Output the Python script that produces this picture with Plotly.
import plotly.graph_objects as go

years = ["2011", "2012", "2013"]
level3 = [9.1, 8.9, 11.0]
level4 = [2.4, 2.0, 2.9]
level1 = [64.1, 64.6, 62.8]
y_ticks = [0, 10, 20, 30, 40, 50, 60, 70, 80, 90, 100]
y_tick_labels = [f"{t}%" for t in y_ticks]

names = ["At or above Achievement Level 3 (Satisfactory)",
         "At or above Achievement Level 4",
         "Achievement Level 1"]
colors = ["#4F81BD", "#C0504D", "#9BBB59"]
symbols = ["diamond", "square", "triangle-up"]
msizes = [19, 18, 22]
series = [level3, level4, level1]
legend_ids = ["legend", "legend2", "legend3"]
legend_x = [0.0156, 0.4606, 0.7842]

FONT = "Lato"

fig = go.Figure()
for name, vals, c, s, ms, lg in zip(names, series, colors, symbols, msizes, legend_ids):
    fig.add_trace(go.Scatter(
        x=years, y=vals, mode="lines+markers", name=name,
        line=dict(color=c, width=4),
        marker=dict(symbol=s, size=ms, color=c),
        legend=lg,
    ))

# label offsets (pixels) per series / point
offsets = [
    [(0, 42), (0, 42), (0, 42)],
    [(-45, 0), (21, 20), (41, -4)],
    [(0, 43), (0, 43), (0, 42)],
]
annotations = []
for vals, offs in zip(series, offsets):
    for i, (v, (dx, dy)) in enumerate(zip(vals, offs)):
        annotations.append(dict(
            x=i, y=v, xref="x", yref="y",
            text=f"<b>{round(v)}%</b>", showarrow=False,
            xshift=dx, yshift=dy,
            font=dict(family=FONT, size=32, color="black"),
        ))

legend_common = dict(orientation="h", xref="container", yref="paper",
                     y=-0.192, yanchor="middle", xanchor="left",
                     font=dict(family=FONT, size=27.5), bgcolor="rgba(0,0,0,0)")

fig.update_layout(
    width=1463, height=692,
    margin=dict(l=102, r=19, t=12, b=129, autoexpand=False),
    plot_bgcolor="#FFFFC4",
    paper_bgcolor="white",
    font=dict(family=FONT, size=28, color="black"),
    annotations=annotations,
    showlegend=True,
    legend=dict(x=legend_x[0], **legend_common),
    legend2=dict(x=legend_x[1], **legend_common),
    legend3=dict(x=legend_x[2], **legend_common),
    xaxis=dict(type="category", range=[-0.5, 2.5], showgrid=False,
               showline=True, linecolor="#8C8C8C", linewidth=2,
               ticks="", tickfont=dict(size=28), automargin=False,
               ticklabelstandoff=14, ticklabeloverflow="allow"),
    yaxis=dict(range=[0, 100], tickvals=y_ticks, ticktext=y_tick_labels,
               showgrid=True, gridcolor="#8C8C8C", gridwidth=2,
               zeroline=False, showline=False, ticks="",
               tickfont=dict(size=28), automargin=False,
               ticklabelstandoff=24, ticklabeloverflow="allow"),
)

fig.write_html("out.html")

------------------------------------

Copy the data above in full, character for character.

◆ COMPLETE RESPONSE
Output the Python script that produces this picture with Plotly.
import plotly.graph_objects as go

years = ["2011", "2012", "2013"]
level3 = [9.1, 8.9, 11.0]
level4 = [2.4, 2.0, 2.9]
level1 = [64.1, 64.6, 62.8]
y_ticks = [0, 10, 20, 30, 40, 50, 60, 70, 80, 90, 100]
y_tick_labels = [f"{t}%" for t in y_ticks]

names = ["At or above Achievement Level 3 (Satisfactory)",
         "At or above Achievement Level 4",
         "Achievement Level 1"]
colors = ["#4F81BD", "#C0504D", "#9BBB59"]
symbols = ["diamond", "square", "triangle-up"]
msizes = [19, 18, 22]
series = [level3, level4, level1]
legend_ids = ["legend", "legend2", "legend3"]
legend_x = [0.0156, 0.4606, 0.7842]

FONT = "Lato"

fig = go.Figure()
for name, vals, c, s, ms, lg in zip(names, series, colors, symbols, msizes, legend_ids):
    fig.add_trace(go.Scatter(
        x=years, y=vals, mode="lines+markers", name=name,
        line=dict(color=c, width=4),
        marker=dict(symbol=s, size=ms, color=c),
        legend=lg,
    ))

# label offsets (pixels) per series / point
offsets = [
    [(0, 42), (0, 42), (0, 42)],
    [(-45, 0), (21, 20), (41, -4)],
    [(0, 43), (0, 43), (0, 42)],
]
annotations = []
for vals, offs in zip(series, offsets):
    for i, (v, (dx, dy)) in enumerate(zip(vals, offs)):
        annotations.append(dict(
            x=i, y=v, xref="x", yref="y",
            text=f"<b>{round(v)}%</b>", showarrow=False,
            xshift=dx, yshift=dy,
            font=dict(family=FONT, size=32, color="black"),
        ))

legend_common = dict(orientation="h", xref="container", yref="paper",
                     y=-0.192, yanchor="middle", xanchor="left",
                     font=dict(family=FONT, size=27.5), bgcolor="rgba(0,0,0,0)")

fig.update_layout(
    width=1463, height=692,
    margin=dict(l=102, r=19, t=12, b=129, autoexpand=False),
    plot_bgcolor="#FFFFC4",
    paper_bgcolor="white",
    font=dict(family=FONT, size=28, color="black"),
    annotations=annotations,
    showlegend=True,
    legend=dict(x=legend_x[0], **legend_common),
    legend2=dict(x=legend_x[1], **legend_common),
    legend3=dict(x=legend_x[2], **legend_common),
    xaxis=dict(type="category", range=[-0.5, 2.5], showgrid=False,
               showline=True, linecolor="#8C8C8C", linewidth=2,
               ticks="", tickfont=dict(size=28), automargin=False,
               ticklabelstandoff=14, ticklabeloverflow="allow"),
    yaxis=dict(range=[0, 100], tickvals=y_ticks, ticktext=y_tick_labels,
               showgrid=True, gridcolor="#8C8C8C", gridwidth=2,
               zeroline=False, showline=False, ticks="",
               tickfont=dict(size=28), automargin=False,
               ticklabelstandoff=24, ticklabeloverflow="allow"),
)

fig.write_html("out.html")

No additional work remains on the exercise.